Japans Außenminister mahnt beim G-8-Treffen zur Besonnenheit
Auch Michael Paumen aus Yokohama nahe Tokio meint, die Informationspolitik der Regierung sei schlecht: "Hier erzählt einem keiner die Wahrheit." Seine japanische Frau und die beiden Töchter sind schon nach Kyoto ausgewichen. "Ich kann jeden verstehen, der jetzt flüchtet", sagt Zöllner. "Aber ich glaube, die große Mehrheit denkt nicht: Nach mir die Sintflut - und bleibt. Wenn im Großraum Tokio nicht mehr gearbeitet würde, wäre das auch das Ende der japanischen Wirtschaft - und würde einen Wiederaufbau unmöglich machen." Kiyoko Yoshimura dagegen überlegt, ob sie das Land nun verlassen soll: "Eine Freundin in Spanien hat mir und meiner Familie angeboten, dort unterzukommen."

Im fernen Westen versucht zur gleichen Zeit der japanische Außenminister Takeaki Matsumoto, die internationale Gemeinschaft zu beruhigen. "Wir bitten die Länder, ruhig Blut zu bewahren", sagte Matsumoto am Dienstag beim Treffen der G-8-Außenminister in Paris. Er versicherte, dass seine Regierung alles tue, um die Lage unter Kontrolle zu bringen. "Wir erstatten der Internationalen Atomenergie-Behörde (IAEA) regelmäßig Bericht, und wir informieren die Medien und die Diplomaten vor Ort", betonte er.
Aber auch für gewissenhafte Öffentlichkeitsarbeiter geht es im Moment einfach zu schnell.
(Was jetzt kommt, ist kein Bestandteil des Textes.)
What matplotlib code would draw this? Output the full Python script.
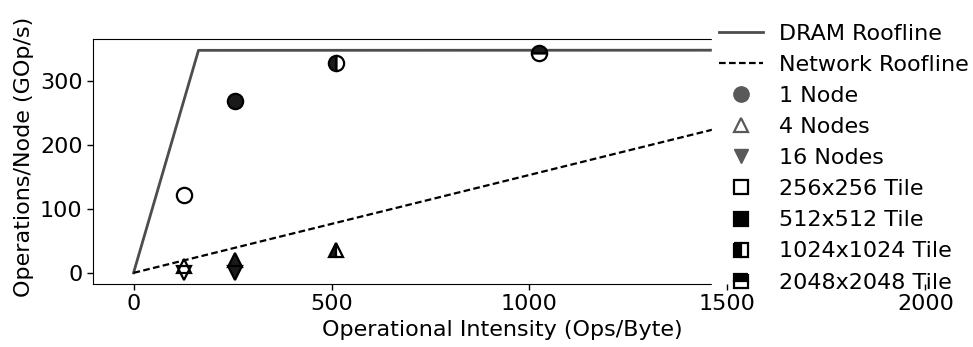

Bevor sie die letzte schlechte Nachricht erklärt haben, geht schon die nächste Meldung über Explosionen, über Löcher in Druckbehältern oder steigende Radioaktivität ein. Gewissheit gibt es nur in der Bilanz der Katastrophe. Tote und zerstörte Häuser kann man zählen.
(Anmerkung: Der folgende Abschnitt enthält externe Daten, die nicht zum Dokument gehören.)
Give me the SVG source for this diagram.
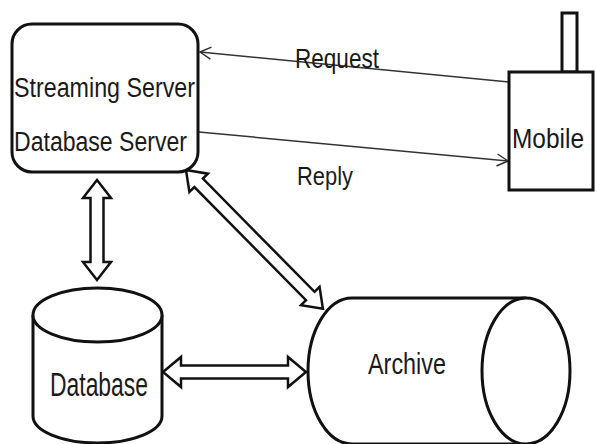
<svg xmlns="http://www.w3.org/2000/svg" width="597" height="444" viewBox="0 0 597 444">
<style>
.node{fill:#fff;stroke:#111;stroke-width:3}
.lbl{font-family:"Liberation Sans","Noto Sans",sans-serif;font-size:27px;fill:#1a1a1a}
.dbl{fill:#fff;stroke:#111;stroke-width:2.5;stroke-linejoin:miter}
.thin{stroke:#333;stroke-width:1.5;fill:none}
</style>
<defs>
<marker id="open" markerWidth="14" markerHeight="14" refX="12" refY="7" orient="auto" markerUnits="userSpaceOnUse">
<path d="M1,1 L12,7 L1,13" fill="none" stroke="#333" stroke-width="1.5"/>
</marker>
</defs>
<rect width="597" height="444" fill="#fff"/>
<g id="connectors">
<line class="thin" x1="509" y1="82" x2="200" y2="52" marker-end="url(#open)"/>
<line class="thin" x1="199" y1="132" x2="508" y2="161" marker-end="url(#open)"/>
<polygon class="dbl" points="97,180 111,198 103.5,198 103.5,262 111,262 97,280 83,262 90.5,262 90.5,198 83,198"/>
<polygon class="dbl" points="163,372 181,357 181,365.5 288,365.5 288,357 306,372 288,387 288,378.5 181,378.5 181,387"/>
<polygon class="dbl" transform="translate(186,170) rotate(45.4)" points="0,0 18,-13 18,-6 177,-6 177,-13 195,0 177,13 177,6 18,6 18,13"/>
<text class="lbl" x="295" y="68" style="font-size:28px" textLength="84" lengthAdjust="spacingAndGlyphs">Request</text>
<text class="lbl" x="297" y="185" style="font-size:26px" textLength="56" lengthAdjust="spacingAndGlyphs">Reply</text>
</g>
<g id="server">
<rect class="node" x="12" y="24" width="186" height="148" rx="20"/>
<text class="lbl" x="14" y="97" textLength="181" lengthAdjust="spacingAndGlyphs">Streaming Server</text>
<text class="lbl" x="14" y="151" textLength="173" lengthAdjust="spacingAndGlyphs">Database Server</text>
</g>
<g id="mobile">
<rect class="node" x="562" y="13" width="15" height="59"/>
<rect class="node" x="509" y="72" width="84" height="118"/>
<text class="lbl" x="512" y="148" style="font-size:28px" textLength="72" lengthAdjust="spacingAndGlyphs">Mobile</text>
</g>
<g id="database">
<path class="node" d="M33,315 L33,416 A64.5,27 0 0 0 162,416 L162,315"/>
<ellipse class="node" cx="97.5" cy="315" rx="64.5" ry="27"/>
<text class="lbl" x="50" y="396" style="font-size:33px" textLength="98" lengthAdjust="spacingAndGlyphs">Database</text>
</g>
<g id="archive">
<path class="node" d="M526,298 L352,298 A44,73 0 0 0 352,444 L526,444"/>
<ellipse class="node" cx="526" cy="371" rx="44" ry="73"/>
<text class="lbl" x="368" y="374" style="font-size:30px" textLength="78" lengthAdjust="spacingAndGlyphs">Archive</text>
</g>
</svg>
- Die offizielle Zahl der bei der Erdbeben- und Tsunami-Katastrophe in Japan ums Leben gekommenen Menschen ist auf 3373 gestiegen,
- 6746 Menschen werden vermisst,
- weitere 1897 Menschen wurden verletzt.
- Bei dem Erdbeben der Stärke 9,0 und dem anschließenden Tsunami, der ganze Ortschaften wegspülte, wurden nach Polizeiangaben mehr als 55.380 Häuser zerstört oder beschädigt, mehr als 3000 weitere Häuser wurden überschwemmt, und rund 130 Häuser brannten ab.